Hard to believe that it’s already been 11 weeks since we made mascarpone together. At the time, I said that I would revisit the dishes used to illustrate that post and, to that end, I’ve already shared the recipe for Pappardelle with Spinach, Mascarpone, and Pecorino Romano Cheeses. Today we’re going to use mascarpone in two desserts and again to make jalapeño poppers.

When most hear the word “mascarpone”, they think of tiramisu, that quintessential Italian treat — and who would blame them?  I do plan to share our family recipe for tiramisu but at a later date. That dish deserves a post all its own. So, instead, I’ll share two easy confections that combine whipped mascarpone with fresh berries. To make the whipped mascarpone, take some whipping cream and beat until peaks form. Add icing/confectioner’s sugar, to taste, during the process. To the sweetened whipped cream, add at least an equal amount of mascarpone and beat the mixture until peaks again form. Taste midway through to see if more sugar is needed. Set aside for use in either of the following two recipes.

In the first case, fresh strawberries are hulled and quartered before being macerated with a little sugar and balsamic vinegar.  There is only one real concern about this dish and that involves the balsamic vinegar. In the past, when I made this, I took a couple of ounces of balsamic, added a little sugar & lemon juice, and then reduced it by half over a med-high heat. Once cooled, I used it to make my parfaits. Last Christmas, my friends, Cynthia & Nigel, gave me a bottle of aged balsamic and it’s perfect for this dessert without being reduced or sweetened. Whether your balsamic is good as-is or has been reduced and cooled, the parfaits are made the same from this point forward. Hull and quarter 4 or 5 strawberries per serving. Sprinkle them with a little sugar, more or less depending upon the sweetness of the berries. Add  a couple of tablespoons of the (reduced) balsamic vinegar, mix well, and set aside for about a half hour. (This would be a good time to make the whipped mascarpone.)  Once the berries are ready, begin building the parfaits. Start with the mascarpone and create alternating layers of the whipped cheese and the berries in each parfait cup. You’ll want to finish with berries on top. When all the cups have been filled, divide whatever berry/balsamic sauce is left among the servings. Garnish with a piece of basil, if you like.

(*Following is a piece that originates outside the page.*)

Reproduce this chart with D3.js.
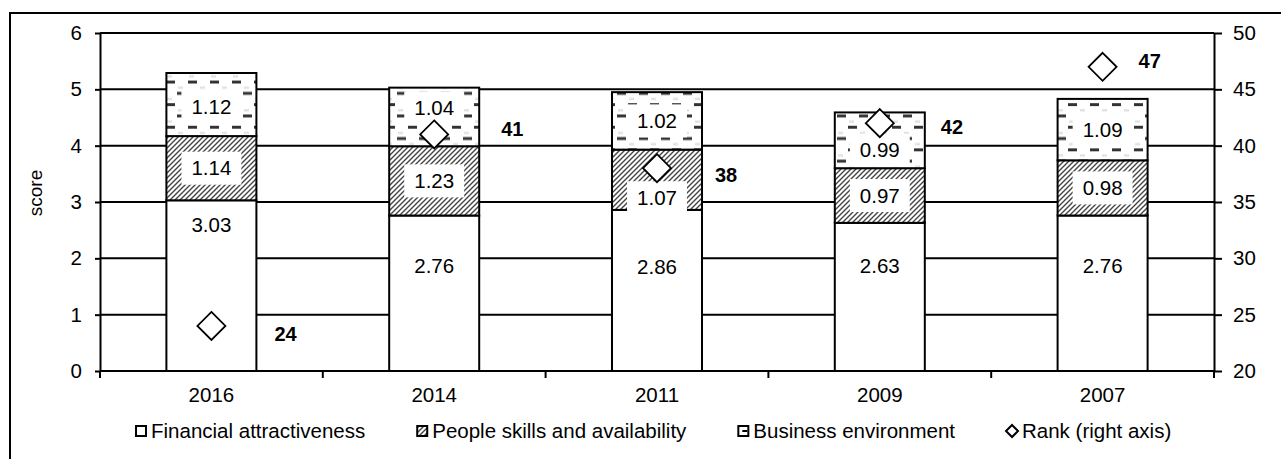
<!DOCTYPE html>
<html><head><meta charset="utf-8">
<script src="https://cdn.jsdelivr.net/npm/d3@7"></script>
<style>
body{margin:0;background:#fff}
svg{display:block}
text{font-family:"Liberation Sans",Arial,sans-serif;fill:#000}
</style>
</head><body>
<svg id="chart" width="1281" height="459"></svg>
<script>
// ---- data ----
const categories = ["2016","2014","2011","2009","2007"];
const financial = [3.03, 2.76, 2.86, 2.63, 2.76];
const people    = [1.14, 1.23, 1.07, 0.97, 0.98];
const business  = [1.12, 1.04, 1.02, 0.99, 1.09];
const rank      = [24, 41, 38, 42, 47];
const scoreTicks = [0,1,2,3,4,5,6];
const rankTicks  = [20,25,30,35,40,45,50];
const seriesNames = ["Financial attractiveness","People skills and availability","Business environment","Rank (right axis)"];
const scoreTitle = "score";

// ---- label nudges (px, layout only) ----
const finLabelDy      = [-61,-27,-24,-31,-27];
const peopleLabelDy   = [0,0,18,0,0];
const businessLabelDy = [2,-9,0,10,0];
const rankLabelDx     = [63,67,58,61,36];
const rankLabelDy     = [8,-5,7,4,-6];

const svg = d3.select("#chart");
const L = 100, R = 1214, T = 33, B = 371;
const FS = 20.5;

const y  = d3.scaleLinear().domain([0,6]).range([B,T]);
const yR = d3.scaleLinear().domain([20,50]).range([B,T]);
const x  = d3.scaleBand().domain(categories).range([L,R]).paddingInner(0.596).paddingOuter(0.298);

// ---- patterns ----
const defs = svg.append("defs");
const hatch = defs.append("pattern").attr("id","hatch").attr("patternUnits","userSpaceOnUse")
  .attr("width",5).attr("height",5);
hatch.append("rect").attr("width",5).attr("height",5).attr("fill","#fff");
hatch.append("path").attr("d","M-1,1 L1,-1 M0,5 L5,0 M4,6 L6,4")
  .attr("stroke","#444").attr("stroke-width",1.4);

const dash = defs.append("pattern").attr("id","dash").attr("patternUnits","userSpaceOnUse")
  .attr("width",22).attr("height",22.6);
dash.append("rect").attr("width",22).attr("height",22.6).attr("fill","#fff");
dash.append("path").attr("d","M1,3 H10 M12,14.3 H21").attr("stroke","#333").attr("stroke-width",3);
dash.append("path").attr("d","M13,8.6 H18 M2,19.9 H7").attr("stroke","#e2e2e2").attr("stroke-width",2.5);

// ---- outer frame ----
svg.append("rect").attr("x",10).attr("y",13).attr("width",1400).attr("height",600)
  .attr("fill","none").attr("stroke","#000").attr("stroke-width",2);

// ---- gridlines ----
svg.append("g").selectAll("line").data(scoreTicks).join("line")
  .attr("x1",L).attr("x2",R).attr("y1",d=>y(d)).attr("y2",d=>y(d))
  .attr("stroke","#000").attr("stroke-width",2);

// ---- axes ----
const gl = svg.append("g").attr("transform",`translate(${L},0)`)
  .call(d3.axisLeft(y).tickValues(scoreTicks).tickFormat(d3.format("d")).tickSize(5).tickSizeOuter(0).tickPadding(13));
const gr = svg.append("g").attr("transform",`translate(${R},0)`)
  .call(d3.axisRight(yR).tickValues(rankTicks).tickFormat(d3.format("d")).tickSize(8).tickSizeOuter(0).tickPadding(11));
[gl,gr].forEach(g=>{
  g.selectAll("path,line").attr("stroke","#000").attr("stroke-width",2);
  g.selectAll("text").attr("font-size",FS).attr("font-family","Liberation Sans, Arial, sans-serif");
});

// x axis baseline, boundary ticks and labels
const step = x.step(), gap = step - x.bandwidth();
const bounds = categories.map(c=>x(c)-gap/2).concat([x(categories[categories.length-1])+x.bandwidth()+gap/2]);
svg.append("line").attr("x1",L).attr("x2",R).attr("y1",B).attr("y2",B).attr("stroke","#000").attr("stroke-width",2);
svg.append("g").selectAll("line").data(bounds).join("line")
  .attr("x1",d=>d).attr("x2",d=>d).attr("y1",B).attr("y2",B+7)
  .attr("stroke","#000").attr("stroke-width",2);
svg.append("g").selectAll("text").data(categories).join("text")
  .attr("x",d=>x(d)+x.bandwidth()/2).attr("y",402)
  .attr("text-anchor","middle").attr("font-size",FS).text(d=>d);

// axis title
svg.append("text").attr("transform",`translate(42,${(T+B)/2-9}) rotate(-90)`)
  .attr("text-anchor","middle").attr("font-size",19).text(scoreTitle);

// ---- stacked bars ----
const rows = categories.map((c,i)=>({cat:c, financial:financial[i], people:people[i], business:business[i]}));
const keys = ["financial","people","business"];
const fills = {financial:"#fff", people:"url(#hatch)", business:"url(#dash)"};
const nudges = {financial:finLabelDy, people:peopleLabelDy, business:businessLabelDy};
const stack = d3.stack().keys(keys)(rows);

const gBars = svg.append("g");
stack.forEach(s=>{
  gBars.append("g").selectAll("rect").data(s).join("rect")
    .attr("x",d=>x(d.data.cat)).attr("width",x.bandwidth())
    .attr("y",d=>y(d[1])).attr("height",d=>y(d[0])-y(d[1]))
    .attr("fill",fills[s.key]).attr("stroke","#000").attr("stroke-width",2);
});

// ---- segment labels ----
const gLab = svg.append("g");
stack.forEach(s=>{
  s.forEach((d,i)=>{
    const cx = x(d.data.cat)+x.bandwidth()/2;
    const cy = y((d[0]+d[1])/2) + nudges[s.key][i];
    const val = d.data[s.key].toFixed(2);
    const g = gLab.append("g");
    const r = g.append("rect").attr("fill","#fff");
    const t = g.append("text").attr("x",cx).attr("y",cy).attr("dy","0.35em")
      .attr("text-anchor","middle").attr("font-size",FS).text(val);
    const w = t.node().getComputedTextLength();
    r.attr("x",cx-w/2-10).attr("width",w+20).attr("y",cy-16.5).attr("height",33);
  });
});

// ---- rank diamonds ----
const diamond = r => `M0,${-r} L${r},0 L0,${r} L${-r},0 Z`;
const gRank = svg.append("g");
rank.forEach((v,i)=>{
  const cx = x(categories[i])+x.bandwidth()/2, cy = yR(v);
  gRank.append("path").attr("d",diamond(14)).attr("transform",`translate(${cx},${cy})`)
    .attr("fill","#fff").attr("stroke","#000").attr("stroke-width",1.8);
  gRank.append("text").attr("x",cx+rankLabelDx[i]).attr("y",cy+rankLabelDy[i]).attr("dy","0.35em")
    .attr("font-size",20).attr("font-weight","bold").text(v);
});

// ---- legend ----
const gLeg = svg.append("g");
let lx = 135;
const ly = 431;
seriesNames.forEach((name,i)=>{
  if(i<3){
    gLeg.append("rect").attr("x",lx+1).attr("y",ly-5).attr("width",10).attr("height",10)
      .attr("fill", i===1?"url(#hatch)":"#fff").attr("stroke","#000").attr("stroke-width",2);
    if(i===2) gLeg.append("line").attr("x1",lx+5).attr("x2",lx+10).attr("y1",ly).attr("y2",ly)
      .attr("stroke","#000").attr("stroke-width",2);
  } else {
    gLeg.append("path").attr("d",diamond(6)).attr("transform",`translate(${lx+6},${ly})`)
      .attr("fill","#fff").attr("stroke","#000").attr("stroke-width",2);
  }
  const t = gLeg.append("text").attr("x",lx+16).attr("y",ly+7).attr("font-size",FS).text(name);
  lx = lx + 16 + t.node().getComputedTextLength() + 51;
});
</script>
</body></html>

This next recipe uses chocolate sauce instead of balsamic vinegar. As you’ve probably noticed in the picture, I like a thick chocolate sauce. Here I created a granache, of sorts, by melting 4 semi-sweet chocolate squares in a double boiler, adding 1 to 2 tablespoons of  heavy cream, and stirring until well combined. Once cooled, I used it to top my dessert, resulting in a thick mass of chocolate-y goodness. For a thinner sauce, add more cream, some butter, and sugar to the double boiler and stir thoroughly. As for the berries, you can wash and trim them, serving them as-is, or, once cleaned, you can put them all in a bowl, add a little sugar & lemon juice, and let sit for 30 minutes. When ready to prepare your dessert, place a large dollop of whipped mascarpone in the center of each dessert plate and spoon mixed berries on top of each dollop.  Add another, smaller, dollop on each dish and top off each with more berries. Finish each dessert with some chocolate sauce and serve.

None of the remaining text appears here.